Once you’ve setup your account, you’ll need to navigate to your dashboard and copy the API key—referred to as “access_key”—ready to paste into the script. Along with that, you’ll also want to set your location for your search, using the country’s two-digital ISO alpha-2 code (ie. US, UK, CA, etc.), and of course, add your list of keywords. This is all done in the follow part of the code, with the relevant snippet included below for reference:
const access_key = `XXXXXXXXXXXXXXXXXXXX` //SerpStack API key
const keywords = [
`keyword 1`,
`keyword 2`,
`keyword 3`,
]
const location = `US`
You’ll also need to install the required dependencies—these being Axios, Puppeteer, and FS. You can do these manually using the command line or by downloading the package.json for the script here, using the command “npm install” to do so automatically.

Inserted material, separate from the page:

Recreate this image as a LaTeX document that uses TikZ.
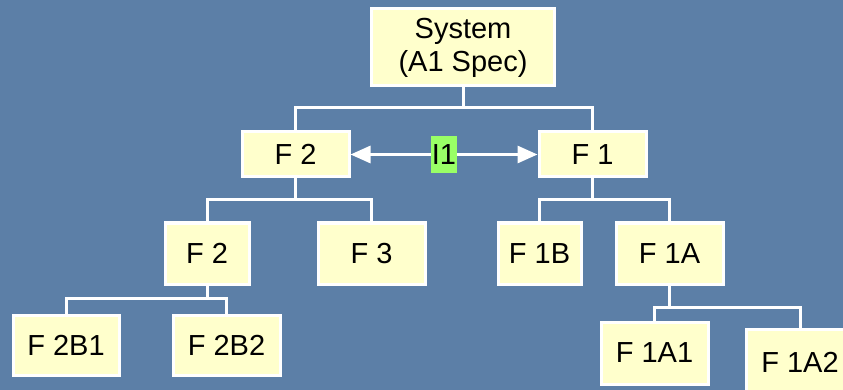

Once that’s all done—open up a terminal and navigate to the folder where you put the project the use the command “npm start” to run the script. The outputted CSV files will be saved to this same folder, so once the script is complete, simply navigate there to open or import these files into your spreadsheet software of choice.
Summing it up
That’s it really—the point of this post was to answer a very specific question on how to get word count of ranked competitors programmatically, and this is exactly what the script provided above does.
While this wasn’t my idea, as I didn’t pose the question, I may add more functionality to it, in particular implementing a couple of extra functions that can help to identify thin content, as this is a topic that could be useful to most people—and a good follow up from my “automate the alphabet soup method” post from a month or so ago.
Well that’s all for now. If you have any questions or comments on the post, whether improvements, suggestions, or just help getting it up and running, feel free to drop these in the comments below and I’ll do my best to respond. As always, thanks for reading!
I’m definitely going to have to learn how to use node. Thanks again.
If you’re completely new to coding, I’d go the Python route—it’s way easier!